= Richard Wilkins (law) =

Richard G. Wilkins (December 12, 1952 – November 26, 2012) was an American lawyer and proponent of a socially conservative view of marriage and the family. He was the Robert W. Barker Professor of Law at the J. Reuben Clark Law School which is part of Brigham Young University (BYU) until his retirement. He also served as the director of the World Family Policy Center at BYU which was affiliated with the Clark Law School and the David M. Kennedy Center for International Studies. He was an assistant to the solicitor general of the United States in the 1980s.

Wilkins was a member of the Church of Jesus Christ of Latter-day Saints. He served a mission for the church in Italy in the 1970s.

Wilkins received a Joseph Fielding Smith scholarship to BYU. He graduated at the top of his class in the BYU School of Fine Arts and Communication. He earned his bachelor's degree in journalism. As a student at J. Reuben Clark Law School he was the top of his class and was the editor-in-chief of the Brigham Young University law review. He then worked as a law clerk for Robert A. Ainsworth Jr.

Wilkins was the Assistant Solicitor General under Rex E. Lee. While in this position he argued eight cases before the Supreme Court. He wrote the brief that Lee used to argue the government case in Akron Center for Reproductive Health v. The State of Ohio. He also drafted the legislation regulating abortion passed by the Utah legislature in the early 1990s.

As early as 1978 Wilkins wrote a paper on marriage law in Italy. However Prior to the mid-1990s Wilkins focused much of his work on land issues, such as public domain.

In 1996 Wilkins went to an international conference on the family at Istanbul, where he delivered a paper on the importance of language in UN policy statements. Wilkins has written a book with Esther Rasband about his work at the Istanbul Conference.

Wilkins was the director of the World Family Policy Center at BYU. He was also the founder of Defend Marriage, a group with the goal of opposing the legalization of same-sex marriage. He was a member of the organizing committee for the UN conference on the family held in Doha, Qatar.
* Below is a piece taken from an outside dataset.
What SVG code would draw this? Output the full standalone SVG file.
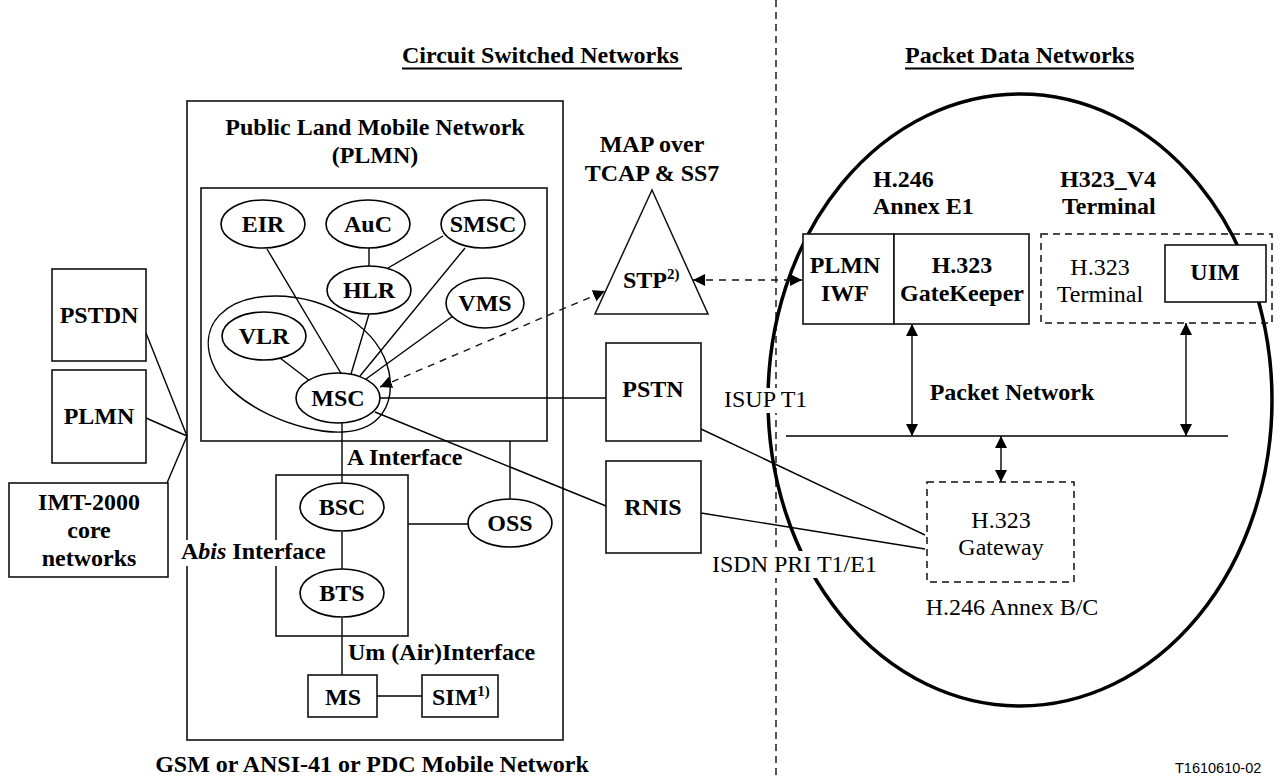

Wilkins participated in several World Policy Center Forums held in Provo, Utah.

Wilkins wrote several articles and books on international law, the definition of the family, laws on abortion and other related topics. He also wrote a piece for Marriage and Same Sex Unions a Debate by Lynn D. Wardle.

At the time he went to Istanbul Wilkins was serving as an LDS Bishop in a ward in Provo.

Wilkins was attacked by Jack Huberman for being willing to work with fundamentalist Muslims against same-sex marriage and women's rights.

Wilkins was also a stage actor. From 1984 until 2011 he played Ebenezer Scrooge in the annual Hale Center Theatre production of Dickens "A Christmas Carol".

After his retirement from BYU Wilkins became the Managing Director of the Doha International Institute for Family Studies and Development.

Wilkins was survived by his wife Melany and four children.